Mr Emmings served on a landing craft which was intended to land 36 Canadians on Juno Beach, although it was hit by a mine before it made it to shore.

D-Day 75th anniversary
D-Day 75th anniversary

He said he could not believe how many Canadians were killed.

“They came over here, they trained over here, they died over here. They never made it across the beach,” he said.

“Your mission was ‘whatever you do, you’ve got to get your troops off – it doesn’t matter what goes around you, your job is to put the soldiers on the beach.”

D-Day 75th anniversary
D-Day 75th anniversary

Mr Lewis served as a signaller in 1st Battalion Buckinghamshire Regiment and 1st Battalion Black Watch and was wounded by mortar fire during the Normandy campaign.
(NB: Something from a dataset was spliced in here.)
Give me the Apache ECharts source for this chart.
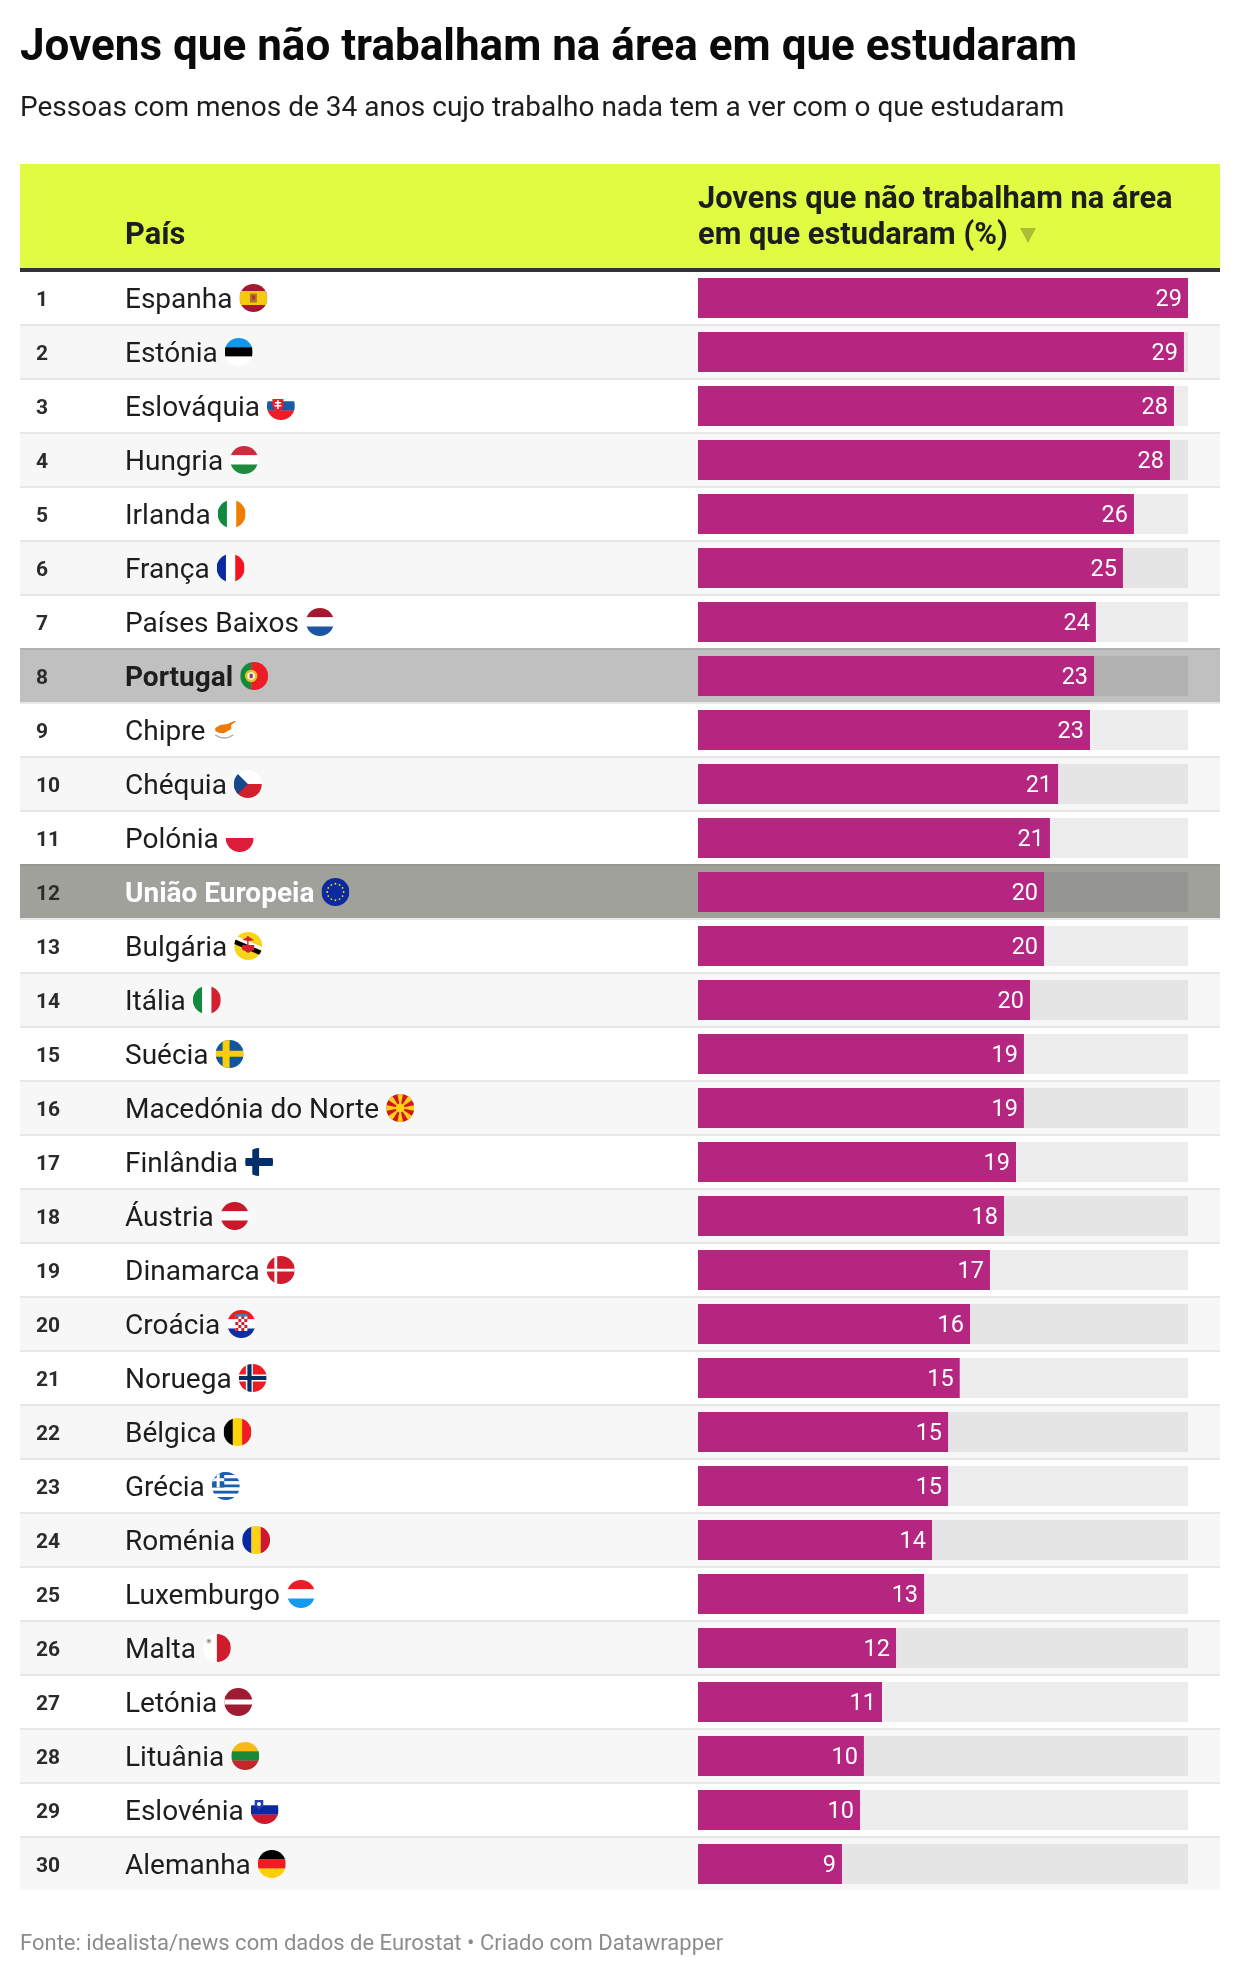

He said: “It was terrible. We landed and there was dead bodies, blown up tanks all burning and there’s nothing you can do.

“We just sat on the sand dunes – eight of us – all night until the rest of the battalion came off the next morning.”

Upon his return to the front, he fought in France, Belgium and Holland before being captured and sent to the Stalag XIB Fallingbostel prisoner of war camp in Germany.

He was liberated in April 1945.

He added: “We were dead scared but you had a job to do, you knew you had to do it so you just did it – or else. Once you got over the feeling of fear you just accepted it.”